Let $A_n$ be open and dense subsets of $\mathbb R^n$ for each $n\in \mathbb N$. We need to prove that the intersection of all the $A_n$ is dense. (Note: we have not studied Baire Category Theorem)
I know that we can prove that a set $S$ is dense in some set $A$ if for every nonempty open set $U\subset A$, $U\cap S\neq\emptyset$. So my logic is that take some $U\subset A$, and prove $U\cap(A_1\cap(A_2\cap(…A_n)…)\neq\emptyset$ by using the fact that each of those sets is open and dense. Is this logic correct?

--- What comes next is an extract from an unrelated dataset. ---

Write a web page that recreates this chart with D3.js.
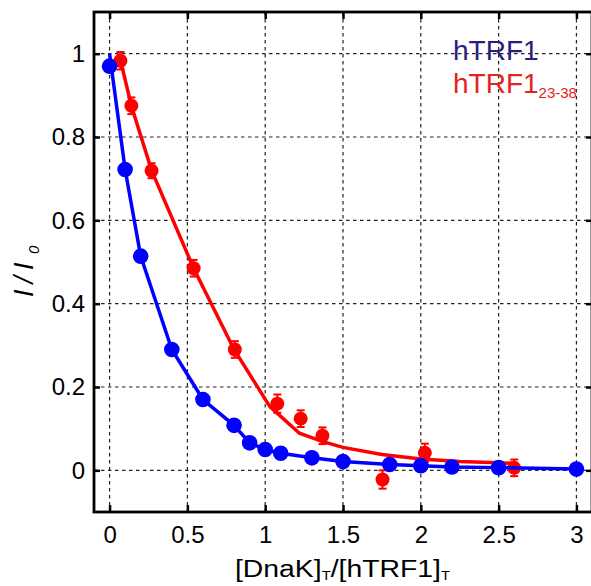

If so how would I get this $U$?
Best Answer
Let $W$ be nonempty open set.
Obviously we can define sets $V_n$ such $V_n \subset (\cap_{1 \le i \le n} A_i$) $\cap W$, $\overline{V_n}$ $\subset V_{n - 1}$ and $diam\ V_n \to 0$.
If $v_i \in V_i$ then $v_i$ is сauchy sequence.
So $\cap_{1 \le i \le \infty} V_i$ = $\{\lim v_i\}$ and $\cap_{1 \le i \le \infty} V_i$ $\subset (\cap_{1 \le i \le \infty} A_i$) $\cap W \ne \emptyset$.